By default, this searches for any categories containing your search term: eg, Tudor will also find Tudors, Tudor History, etc. Check the 'exact' box to restrict searching to categories exactly matching your search. All searches are case-insensitive.

This is a search for tags/categories assigned to blog posts by their authors. The terminology used for post tags varies across different blog platforms, but WordPress tags and categories, Blogspot labels, and Tumblr tags are all included.

This search feature has a number of purposes:

1. to give site users improved access to the content EMC has been aggregating since August 2012, so they can look for bloggers posting on topics they're interested in, explore what's happening in the early modern blogosphere, and so on.

2. to facilitate and encourage the proactive use of post categories/tags by groups of bloggers with shared interests. All searches can be bookmarked for reference, making it possible to create useful resources of blogging about specific news, topics, conferences, etc, in a similar fashion to Twitter hashtags. Bloggers could agree on a shared tag for posts, or an event organiser could announce one in advance, as is often done with Twitter hashtags.

Caveats and Work in Progress

This does not search post content, and it will not find any informal keywords/hashtags within the body of posts.

If EMC doesn't find any <category> tags for a post in the RSS feed it is classified as uncategorized. These and any <category> 'uncategorized' from the feed are omitted from search results. (It should always be borne in mind that some bloggers never use any kind of category or tag at all.)
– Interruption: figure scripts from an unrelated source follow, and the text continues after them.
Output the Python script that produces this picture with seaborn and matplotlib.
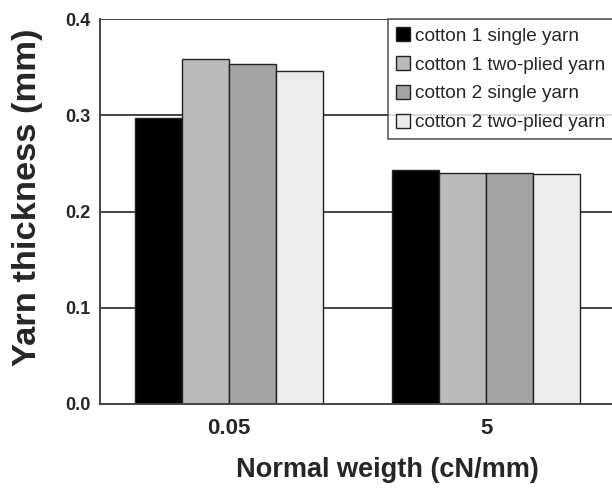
import matplotlib
matplotlib.use("Agg")
import matplotlib.pyplot as plt
import seaborn as sns
import pandas as pd

categories = ["0.05", "5"]
series = ["cotton 1 single yarn", "cotton 1 two-plied yarn",
          "cotton 2 single yarn", "cotton 2 two-plied yarn"]
values_c1_single = [0.297, 0.243]
values_c1_two = [0.358, 0.240]
values_c2_single = [0.353, 0.240]
values_c2_two = [0.346, 0.239]
colors = ["#000000", "#bababa", "#a3a3a3", "#ededed"]

rows = []
for s, vals in zip(series, [values_c1_single, values_c1_two, values_c2_single, values_c2_two]):
    for c, v in zip(categories, vals):
        rows.append({"weight": c, "series": s, "thickness": v})
df = pd.DataFrame(rows)

sns.set_style("white")
plt.rcParams["font.family"] = ["Liberation Sans", "DejaVu Sans"]

fig = plt.figure(figsize=(6.12, 4.92), dpi=100)
ax = fig.add_axes([100/612, 88/492, 1 - 100/612 + 3/612, (404-19)/492])

for y in [0.1, 0.2, 0.3, 0.4]:
    ax.axhline(y, color="#444444", lw=1.4, zorder=0)

sns.barplot(data=df, x="weight", y="thickness", hue="series", hue_order=series,
            order=categories, palette=colors, width=0.73, edgecolor="#222222",
            linewidth=1.0, saturation=1, ax=ax, zorder=2)

ax.set_ylim(0, 0.4)
ax.set_xlim(-0.5, 1.5)
ax.set_yticks([0.0, 0.1, 0.2, 0.3, 0.4])
ax.set_yticklabels(["0.0", "0.1", "0.2", "0.3", "0.4"], fontweight="bold", fontsize=13)
ax.set_xticks([0, 1])
ax.set_xticklabels(categories, fontweight="bold", fontsize=16)
ax.set_xticks([0.5], minor=True)
ax.tick_params(axis="x", which="major", length=0, pad=10)
ax.tick_params(axis="x", which="minor", length=3, width=1, color="#444444", direction="out")
ax.tick_params(axis="y", which="major", length=4, width=1, color="#444444", direction="out", pad=3)
ax.set_xlabel("Normal weigth (cN/mm)", fontsize=19.5, fontweight="bold")
ax.set_ylabel("Yarn thickness (mm)", fontsize=24.8, fontweight="bold")
ax.xaxis.set_label_coords((387 - 100) / 515, -(483 - 404) / 385, transform=ax.transAxes)
ax.xaxis.label.set_va("bottom")
ax.yaxis.set_label_coords(-(100 - 12) / 515, (404 - 197) / 385, transform=ax.transAxes)
ax.yaxis.label.set_va("top")

for side in ["top", "right"]:
    ax.spines[side].set_visible(False)
for side in ["left", "bottom"]:
    ax.spines[side].set_color("#444444")
    ax.spines[side].set_linewidth(1.4)

leg = ax.legend(loc="upper left", bbox_to_anchor=((388-100)/515, 1.0), frameon=True,
                fancybox=False, edgecolor="#333333", fontsize=13.7, handlelength=0.74,
                handleheight=0.74, handletextpad=0.25, borderpad=0.42, labelspacing=0.6,
                borderaxespad=0)
leg.get_frame().set_linewidth(1.2)
leg.set_zorder(5)

fig.savefig("out.png", dpi=100)
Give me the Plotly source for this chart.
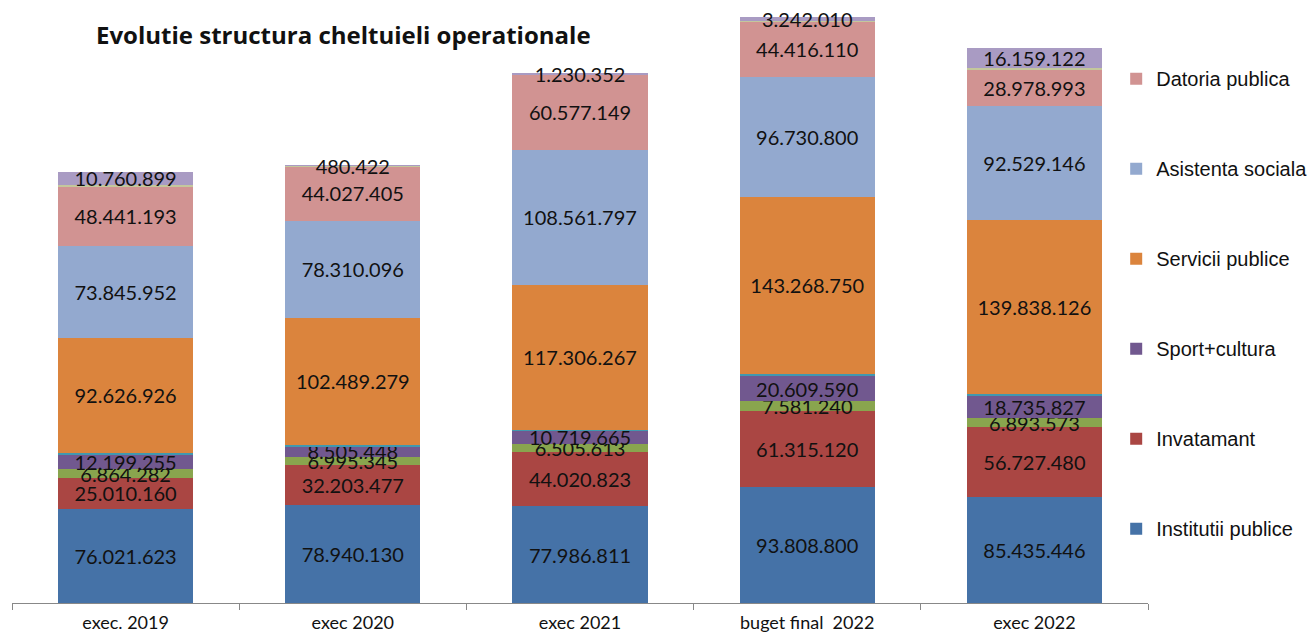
import plotly.graph_objects as go

categories = ["exec. 2019", "exec 2020", "exec 2021", "buget final  2022", "exec 2022"]

institutii_publice = [76021623, 78940130, 77986811, 93808800, 85435446]
invatamant = [25010160, 32203477, 44020823, 61315120, 56727480]
sanatate = [6864282, 6995345, 6505613, 7581240, 6893573]
sport_cultura = [12199255, 8505448, 10719665, 20609590, 18735827]
alte_mici = [1300000, 900000, 400000, 1200000, 1100000]
servicii_publice = [92626926, 102489279, 117306267, 143268750, 139838126]
asistenta_sociala = [73845952, 78310096, 108561797, 96730800, 92529146]
datoria_publica = [48441193, 44027405, 60577149, 44416110, 28978993]
alte_mici2 = [1000000, 300000, 300000, 700000, 1200000]
altele = [10760899, 480422, 1230352, 3242010, 16159122]

def fmt(v):
    return f"{v:,}".replace(",", ".")

series = [
    ("Institutii publice", institutii_publice, "#4572A7", True, True),
    ("Invatamant", invatamant, "#AA4643", True, True),
    ("Sanatate", sanatate, "#89A54E", False, True),
    ("Sport+cultura", sport_cultura, "#71588F", True, True),
    ("Alte", alte_mici, "#4198AF", False, False),
    ("Servicii publice", servicii_publice, "#DB843D", True, True),
    ("Asistenta sociala", asistenta_sociala, "#93A9CF", True, True),
    ("Datoria publica", datoria_publica, "#D19392", True, True),
    ("Alte 2", alte_mici2, "#C4C79C", False, False),
    ("Altele", altele, "#A99BC3", False, True),
]

fig = go.Figure()
for i, (name, vals, color, show, lab) in enumerate(series):
    fig.add_trace(go.Bar(
        x=categories, y=vals, name=name,
        marker=dict(color=color, line=dict(width=0)),
        text=[fmt(v) for v in vals] if lab else None,
        textposition="inside" if lab else "none",
        insidetextanchor="middle",
        textangle=0,
        textfont=dict(family="Lato", size=20, color="#111111"),
        showlegend=show,
        legendgroup=f"g{i}",
        legendrank=1000 - i * 10,
        hoverinfo="skip",
    ))

fig.update_layout(
    barmode="stack",
    bargap=0.405,
    width=1308, height=627,
    margin=dict(l=4, r=168, t=0, b=32, autoexpand=False),
    paper_bgcolor="white", plot_bgcolor="white",
    uniformtext=dict(minsize=20, mode="show"),
    legend=dict(
        x=0.972, xanchor="left", y=0.914, yanchor="top",
        traceorder="grouped", tracegroupgap=61,
        font=dict(family="Liberation Sans", size=20, color="#111111"),
        itemwidth=30,
    ),
    annotations=[dict(
        text="<b>Evolutie structura cheltuieli operationale</b>",
        xref="paper", yref="paper", x=0.072, y=0.955,
        xanchor="left", yanchor="middle", showarrow=False,
        font=dict(family="Open Sans", size=24, color="#111111"),
    )],
)
fig.update_xaxes(
    type="category", tickson="boundaries", ticks="outside", ticklen=6,
    tickcolor="#888888", showline=True, linecolor="#888888", linewidth=1,
    tickfont=dict(family="Lato", size=18, color="#111111"),
    ticklabelstandoff=3, automargin=False,
    showgrid=False,
)
fig.update_yaxes(range=[0, 480000000], visible=False, showgrid=False, automargin=False)

fig.write_html("out.html")
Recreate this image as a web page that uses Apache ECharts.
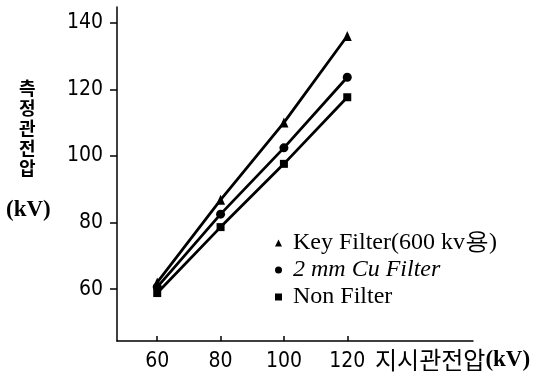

This will not be a 'real time' search, although EMC updates content every few hours so it's never very far behind events.

The search is at present quite basic and limited. I plan to add a number of more sophisticated features in the future including the ability to filter by blog tags and by dates. I may also introduce RSS feeds for search queries at some point.

Constructing Search Query URLs

If you'd like to use an event tag, it's possible to work out in advance what the URL will be, without needing to visit EMC and run the search manually (though you might be advised to check it works!). But you'll need to use URL encoding as appropriate for any spaces or punctuation in the tag (so it might be a good idea to avoid them).

This is the basic structure:

http://emc.historycarnival.org/searchcat?s={search term or phrase}

For example, the URL for a simple search for categories containing London:

http://emc.historycarnival.org/searchcat?s=london

The URL for a search for the exact category Gunpowder Plot:

http://emc.historycarnival.org/searchcat?s=Gunpowder%20Plot&exact=on

In this more complex URL, %20 is the URL encoding for a space between words and &exact=on adds the exact category requirement.

I'll do my best to ensure that the basic URL construction (searchcat?s=...) is stable and persistent as long as the site is around.